Estimation of groundwater level by GPR in an area with multiple ambiguous reflections

Abstract

Ground-penetrating radar (GPR) was applied to estimate the groundwater level in Ulaanbaatar City, Mongolia. Multiple reflectors occur at different levels. Any one of these was a possible water table reflector. In order to identify the groundwater reflection amongst a set of ambiguous reflectors and to increase the signal-to-noise ratio, the common-midpoint (CMP) method was used. The operation frequency of the radar system was 100 MHz. The start position of a survey line was 10 m away from a building that influenced GPR data. However, a reflection from the building can be suppressed significantly by two-dimensional f– k filtering. By noise reduction, velocity analysis, normal moveout correction, stacking and migration using estimated velocities, the subsurface images are obtained. The signal-to-noise ratio of the stacked CMP profile is much higher than that of the common-offset profile.
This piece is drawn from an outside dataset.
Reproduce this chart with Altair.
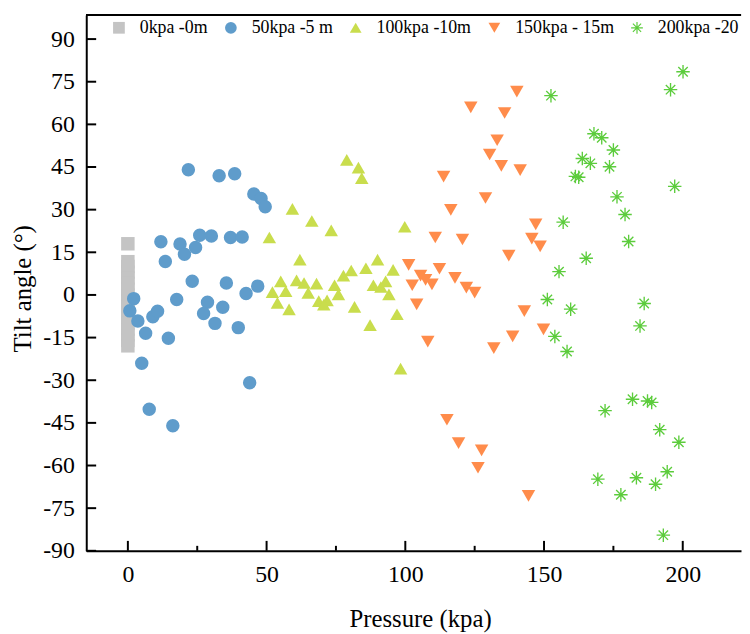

The usual detectable range of GPR is several meters, however, we can measure more than 10 m in depth because of the improvement of the signal-to-noise ratio by CMP and due to the very dry soil. Also, we can estimate the vertical dielectric constant distribution from the interval velocities obtained from the CMP. Then we can locate a groundwater reflection within a multitude of ambiguous reflectors, and find that the depth of the groundwater level is approximately 8.0 m. The experiment results show that GPR data collected by the CMP method not only improves the quality of the radar profile but also enables us to estimate the subsurface vertical profile of the dielectric constant.